Dès que «la crise syrienne» est entrée dans la situation de pourrissement qui dure jusqu’à nos jours, l’analogie avec «la guerre froide» s’est imposée à notre perception des événements du Machrek. La Russie opposa son refus d’une intervention militaire et confirma son retour sur la scène internationale. En fait, les analogies similaires se sont multipliées. Je partirai d’une polémique révélatrice qui s’est déroulée au sein des puissances occidentales au mois de septembre 2013 (1). Les partisans des frappes contre la Syrie de Bachar dénoncèrent le retour de l’« esprit munichois » et invoquèrent les accords de septembre 1938 par lesquels la France et l’Angleterre « sacrifièrent la Tchécoslovaquie à Hitler pour préserver une paix illusoire et complaire à leurs opinions publiques ». Par contre, les détracteurs de l’intervention rappelèrent le fiasco irakien de 2003 ; d’autres rappelèrent que l’Irak avait bien utilisé les armes chimiques avec la bénédiction américaine dans la guerre contre l’Iran en 1988.

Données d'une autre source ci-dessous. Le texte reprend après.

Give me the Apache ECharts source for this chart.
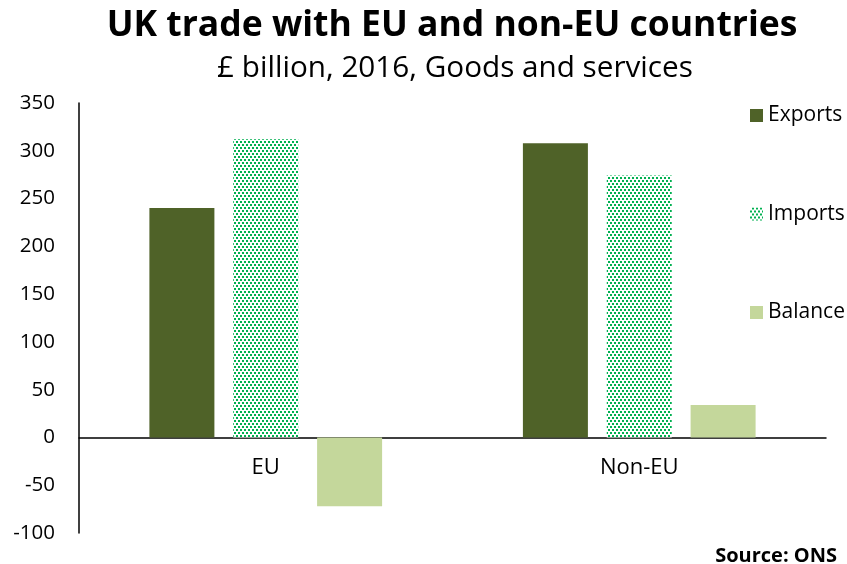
<!DOCTYPE html>
<html>
<head>
<meta charset="utf-8">
<script src="https://cdn.jsdelivr.net/npm/echarts@6/dist/echarts.min.js"></script>
<style>
html,body{margin:0;padding:0;background:#fff;}
#chart{width:847px;height:564px;}
</style>
</head>
<body>
<div id="chart"></div>
<script>
var categories = ['EU', 'Non-EU'];
var exportsData = [240, 308];
var importsData = [312, 274];
var balanceData = [-72, 34];
var yTicks = [-100, 350, 50]; // min, max, interval

var FONT = '"Open Sans", "DejaVu Sans", sans-serif';

var option = {
    animation: false,
    title: [{
        text: 'UK trade with EU and non-EU countries',
        left: 447,
        textAlign: 'center',
        top: 3,
        textStyle: {fontFamily: FONT, fontSize: 35.5, fontWeight: 'bold', color: '#000'}
    }, {
        text: '£ billion, 2016, Goods and services',
        left: 450,
        textAlign: 'center',
        top: 49,
        textStyle: {fontFamily: FONT, fontSize: 29.7, fontWeight: 'normal', color: '#000'}
    }, {
        text: 'Source: ONS',
        right: 5,
        top: 541,
        textStyle: {fontFamily: FONT, fontSize: 20, fontWeight: 'bold', color: '#000'}
    }],
    legend: {
        orient: 'vertical',
        left: 745,
        top: 100,
        itemGap: 77.5,
        itemWidth: 13,
        itemHeight: 13,
        icon: 'rect',
        textStyle: {fontFamily: FONT, fontSize: 21, color: '#000', padding: [0, 0, 0, 0]},
        data: ['Exports', 'Imports', 'Balance']
    },
    grid: {left: 79, right: 21, top: 103, bottom: 31, outerBoundsMode: 'none'},
    xAxis: {
        type: 'category',
        data: categories,
        axisLine: {onZero: true, lineStyle: {color: '#000', width: 1.5}},
        axisTick: {show: false},
        axisLabel: {fontFamily: FONT, fontSize: 22, color: '#000', margin: -76}
    },
    yAxis: {
        type: 'value',
        min: yTicks[0],
        max: yTicks[1],
        interval: yTicks[2],
        axisLine: {show: true, lineStyle: {color: '#000', width: 1.5}},
        axisTick: {show: false},
        splitLine: {show: false},
        axisLabel: {fontFamily: FONT, fontSize: 20.5, color: '#000', margin: 24}
    },
    series: [{
        name: 'Exports',
        type: 'bar',
        barWidth: 65,
        barGap: '29%',
        data: exportsData,
        itemStyle: {color: '#4f6228'}
    }, {
        name: 'Imports',
        type: 'bar',
        barWidth: 65,
        barGap: '29%',
        data: importsData,
        itemStyle: {
            color: '#ffffff',
            decal: {
                symbol: 'rect',
                symbolSize: 1,
                color: '#00b050',
                dashArrayX: [[2, 2], [0, 2, 2, 0]],
                dashArrayY: [2, 1],
                rotation: 0
            }
        }
    }, {
        name: 'Balance',
        type: 'bar',
        barWidth: 65,
        barGap: '29%',
        data: balanceData,
        itemStyle: {color: '#c4d79b'}
    }]
};

var chart = echarts.init(document.getElementById('chart'));
chart.setOption(option);
</script>
</body>
</html>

Plus tard, on a comparé la rencontre de Genève II sur la Syrie à la Conférence de Yalta (1945) qui institutionnalisa le partage de l’Europe entre les zones d’influence américaine et soviétique. On a évoqué la Guerre d’Espagne (1936-1939) pour souligner l’attirance exercée actuellement par le conflit syrien sur les combattants islamistes qui affluent de différents pays. Le dégel récent entre les États-Unis et l’Iran fut comparé avec la rencontre entre Richard Nixon et Mao Tsé-Toung en février 1972 en pleine guerre du Vietnam.
À côté de ces analogies relatives à la Deuxième Guerre mondiale et ses prolongements, certains processus ont érigé un ensemble de pays au statut de paradigmes. On parle actuellement d’une « afghanisation » du Sinaï en Égypte. La Libye actuelle connaîtrait une situation apparentée à la « somalisation ». Des analyses récentes portent des titres évocateurs : « La Guerre de Syrie se déroule en Irak », « Irakisation du Liban et libanisation de l’Irak » (2). Autant d’évolutions qui affectent les États dans leur existence même, en instaurant la violence comme seule expression du politique, et en revalorisant les identités ethnico-confessionnelles qui dessinent des axes d’hégémonie régionale.
Les développements en cours me semblent recouper une autre série événementielle qui relie l’intervention occidentale en Libye au début du « Printemps arabe » à d’autres séquences telles que le soutien initial de l’Occident et des pétromonarchies du Golfe au Jihadisme afghan, et l’intervention américaine en Irak. En arrière-plan, il y a des constantes comme les enjeux pétroliers, et le soutien inconditionnel à l’État d’Israël qui a beaucoup contribué au renforcement du sacré dans l’imaginaire politique arabe.
Retournons enfin à la Première Guerre mondiale. Avec les risques de fragmentation étatique qui pointent actuellement çà et là au Machrek, on évoque les accords secrets de Sykes-Picot (1916) qui dessinèrent un partage de la région entre la France (Liban et Syrie) et la Grande-Bretagne (Palestine et Irak), et créèrent du même coup des entités étatiques nouvelles. Cet événement est actuellement évoqué de manière ambivalente. On parle de transgression des frontières de Sykes-Picot et de la menace d’une nouvelle carte correspondant aux intérêts des puissances.
Le paysage politique arabe présente deux modèles extrêmes. La Tunisie est en train de réussir la refondation de son État national et la gestion des compromis nécessaires pour construire une démocratie viable. La Syrie constitue une révolte hypothéquée par un lourd héritage qui a marqué le rapport entre structures socio-politiques et données géopolitiques. À un niveau plus large, il faudrait relire le parcours du XXe siècle pour mieux comprendre les modalités de passage de l’Empire ottoman à la domination coloniale européenne, puis à des États qui ont combiné, avec des formes et des langages variés, autoritarisme, panarabisme et ambitions d’hégémonie régionale (3).
Il est illusoire d’adopter la perspective d’une histoire qui se répète. Mais, il est tout aussi illusoire de penser qu’on peut se dispenser d’interroger le passé à la lumière de la complexité du présent.
Par Abdelahad Sebti, conseiller scientifique de Zamane
1 . Lire l’article de J. Gautheret et T. Wieder, Le Monde, 20/ 9 / 2013.
2 . Lire l’article de H. Fayyad, Assafir, 1 / 2 / 2014.
3 . À titre comparatif, voir l’émergence de l’État moderne en Europe à travers la grille de lecture proposée par Michel Foucault dans son ouvrage Sécurité, territoire, population, Paris, 2004.